» **GOAL**
Leave out the pictures and set down exactly the lines from the start of the listing through the one with "var font = 'Open Sans, sans-serif';", both included.

» **RECORDED INFORMATION**
━━━

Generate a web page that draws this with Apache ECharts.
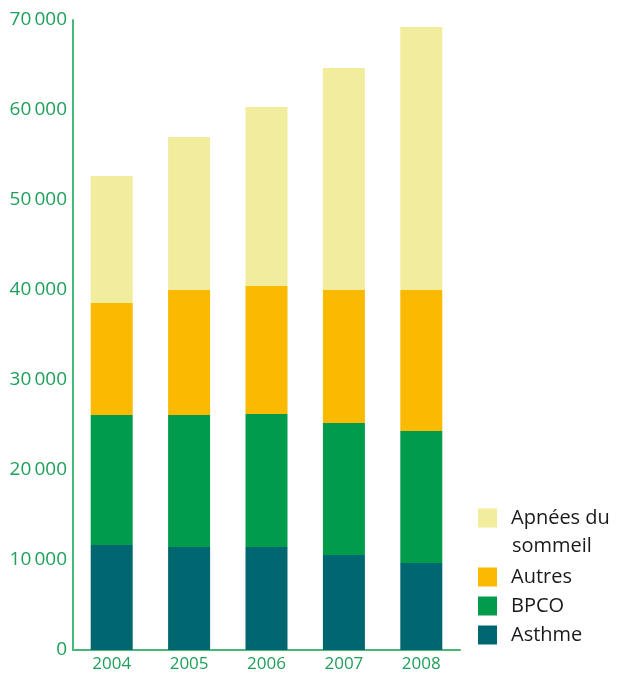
<!DOCTYPE html>
<html>
<head>
<meta charset="utf-8">
<script src="https://cdn.jsdelivr.net/npm/echarts@6/dist/echarts.min.js"></script>
<style>html,body{margin:0;padding:0;background:#fff}#c{width:622px;height:675px}</style>
</head>
<body>
<div id="c"></div>
<script>
var categories = ['2004', '2005', '2006', '2007', '2008'];
var asthme = [11670, 11440, 11440, 10560, 9670];
var bpco = [14440, 14670, 14780, 14660, 14660];
var autres = [12450, 13890, 14220, 14780, 15670];
var apnees = [14110, 17000, 19890, 24670, 29220];
var yTicks = [0, 10000, 20000, 30000, 40000, 50000, 60000, 70000];

var green = '#1fa05a';
var axisGreen = '#48b878';
var font = 'Open Sans, sans-serif';

var chart = echarts.init(document.getElementById('c'));
chart.setOption({
  animation: false,
  grid: { left: 73, right: 162, top: 20, bottom: 25, containLabel: false },
  xAxis: {
    type: 'category',
    data: categories,
    axisLine: { lineStyle: { color: axisGreen, width: 2 } },
    axisTick: { show: false },
    axisLabel: { color: green, fontSize: 17, fontFamily: font, margin: 6 }
  },
  yAxis: {
    type: 'value',
    min: 0, max: 70000, interval: 10000,
    axisLine: { show: true, lineStyle: { color: axisGreen, width: 2 } },
    axisTick: { show: false },
    splitLine: { show: false },
    axisLabel: {
      color: green, fontSize: 19, fontFamily: font, margin: 6,
      formatter: function (v) {
        if (yTicks.indexOf(v) < 0) return '';
        if (v === 0) return '0';
        var s = String(v);
        return s.slice(0, s.length - 3) + '\u2009' + s.slice(-3);
      }
    }
  },
  legend: [
    {
      data: ['Apnées du sommeil'],
      orient: 'vertical', left: 473, top: 503,
      itemWidth: 19, itemHeight: 19, itemGap: 9,
      icon: 'rect',
      formatter: function () { return 'Apnées du'; },
      textStyle: { fontSize: 20, fontFamily: font, color: '#1a1a1a', padding: [0, 0, 0, 9] }
    },
    {
      data: ['Autres', 'BPCO', 'Asthme'],
      orient: 'vertical', left: 473, top: 562,
      itemWidth: 19, itemHeight: 19, itemGap: 9,
      icon: 'rect',
      textStyle: { fontSize: 20, fontFamily: font, color: '#1a1a1a', padding: [0, 0, 0, 9] }
    }
  ],
  graphic: [
    { type: 'text', left: 512, top: 536, style: { text: 'sommeil', fontSize: 20, fontFamily: font, fill: '#1a1a1a' } }
  ],
  series: [
    { name: 'Asthme', type: 'bar', stack: 't', data: asthme, barWidth: 42, itemStyle: { color: '#006670' } },
    { name: 'BPCO', type: 'bar', stack: 't', data: bpco, itemStyle: { color: '#009c4b' } },
    { name: 'Autres', type: 'bar', stack: 't', data: autres, itemStyle: { color: '#fbb900' } },
    { name: 'Apnées du sommeil', type: 'bar', stack: 't', data: apnees, itemStyle: { color: '#f2ed9c' } }
  ]
});
</script>
</body>
</html>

━━━

» **TASK ANSWER**
Generate a web page that draws this with Apache ECharts.
<!DOCTYPE html>
<html>
<head>
<meta charset="utf-8">
<script src="https://cdn.jsdelivr.net/npm/echarts@6/dist/echarts.min.js"></script>
<style>html,body{margin:0;padding:0;background:#fff}#c{width:622px;height:675px}</style>
</head>
<body>
<div id="c"></div>
<script>
var categories = ['2004', '2005', '2006', '2007', '2008'];
var asthme = [11670, 11440, 11440, 10560, 9670];
var bpco = [14440, 14670, 14780, 14660, 14660];
var autres = [12450, 13890, 14220, 14780, 15670];
var apnees = [14110, 17000, 19890, 24670, 29220];
var yTicks = [0, 10000, 20000, 30000, 40000, 50000, 60000, 70000];

var green = '#1fa05a';
var axisGreen = '#48b878';
var font = 'Open Sans, sans-serif';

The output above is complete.